Celal Adan of MHP in April 2023 stated that "HÜDA PAR has nothing to do with the People's Alliance. HÜDA PAR's candidates are parliamentary candidates from the AK Party, not in the alliance. Nothing comes out of here from us. We will neither meet nor be together with HÜDA PAR." Serkan Ramanlı responded by criticising MHP and claiming that DEM was the only party that HÜDA PAR should have made an alliance with. Bülent Turan of AKP also stated "HÜDA PAR is a separate party. We made an alliance, the People's Alliance. We made the alliance with Erdoğan, Bahçeli, Destici and Erbakan. We have no alliance with HÜDA PAR. HÜDA PAR simply decided to support Erdogan." HÜDA PAR had its members compete under the AKP list, as it was not a member of the alliance. Fatih Erbakan later rejected the YRP joining the alliance, making the alliance officially composed of only AKP, MHP, and BBP.

In April 2023, Zekeriya Yapıcıoğlu sparked controversy by stating that the constitution of Turkey should be changed, and that the name of the Turkish flag should be changed as well. He again sparked controversy in May for refusing to call it the "Turkish flag". Tuğrul Türkeş stated "if he has the right to be offended by that flag, my right to be offended by HÜDA PAR and its chairman is a democratic right." Mustafa Destici had also criticised the thoughts of HÜDA PAR, and claimed that Hezbollah was a terrorist organisation. Destici also criticised a HÜDA PAR statement which advocated for regionalism.

In March, Devlet Bahçeli broke his silence on HÜDA PAR, and claimed that HÜDA PAR had no relation to Hezbollah and "completely rejected terrorism." However, Yapıcıoğlu later sparked controversy during an interview in May, after being asked "is Hezbollah a terrorist organization?", he replied "no, you call them terrorist organisations, I call them PKK and Hezbollah." Doğu Perinçek criticised Bahçeli for his statement, and said "is this nationalism? Is there a Turkish nationalist who is united with those who want to remove the Turkish concept?".

Perinçek criticised the People's Alliance for tolerating HÜDA PAR, stating "currently, the People's Alliance is busy using all its abilities polishing the separatist HÜDA PAR. AK Party, MHP and BBP spokespersons tried to justify their cooperation with HÜDA PAR, which prides itself on being followers of Sheikh Said and Seyid Riza, wants to remove the concept of the Turkish Nation from the constitution, and aims to make Kurdish an official language. As if the PKK in the parliament under the auspices of the Nation Alliance was not enough, now the People's Alliance has also come under the task of moving HÜDA PAR separatism to the Parliament." Sinan Oğan criticised HÜDA PAR, stating that "HÜDA PAR, which was added to the People's Alliance, wants to establish a green Kurdistan in Turkey. HDP, which was added to the Nation Alliance, wants a red Kurdistan in Turkey." Perinçek made similar a statement, saying "we will see HDP and HÜDA PAR joining hands in the Parliament for Kurdistan separatism. Their programs are the same." Oğan and Perinçek later supported the People's Alliance, despite the disputes over HÜDA PAR.

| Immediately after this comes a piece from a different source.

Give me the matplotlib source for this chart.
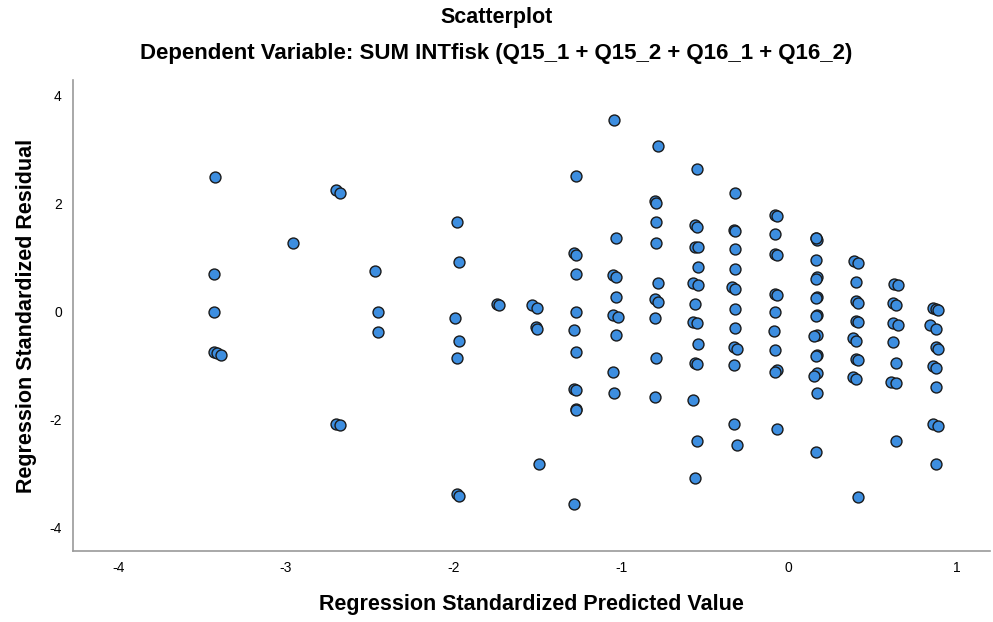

Also in April 2023, the MHP did not send an Eid greeting to HÜDA PAR, although they sent one to even the CHP. Later, Devlet Bahçeli and Yapıcıoğlu were both invited to the Akkuyu Nuclear Power Plant opening ceremony, although Bahçeli refused to be in the same photo with Yapıcıoğlu, causing Yapıcıoğlu to not come to the ceremony.

During the 2024 elections, Yapıcıoğlu expressed that he saw the AKP as an opponent of HÜDA PAR, and he stated that he supported the People's Alliance in 2023 only because the CHP was planning to "Turkify" Kurds and continue denying their existence if they won the election.

In January 2023, Ümit Özdağ stated "we know that the People's Alliance accuses the Nation Alliance of cooperating with the HDP. They are not wrong at all in this accusation. Now, here we ask the leaders of the People's Alliance, how is HÜDA PAR any different from the HDP? What is the difference between their programs? Don't they both want to divide this country? Doesn't the one who is named 'HÜDAPAR' want a federation? Doesn't it want separatism? Are the HDP's hands bloody, all the while HÜDA PAR's hands smell like cologne? Doesn't HÜDA PAR carry the great weight of Hezbollah murders and massacres on its back? In summary; both alliances are in open-closed cooperation with the separatists. Those who do not cooperate with the separatists; it is the Victory Party. We do not cooperate with HÜDA PAR in order to get two votes like the People's Alliance, nor do we do six somersaults to get the HDP's vote like the Nation Alliance. We, as Turkish nationalists who carry the spirit of the War of Independence, as Turkish nationalists fighting along the line of Atatürk, will never ever compromise our national state, our Turkish identity in our constitution." Later in March, the Victory Party applied to the Court of Cassation to close HÜDA PAR.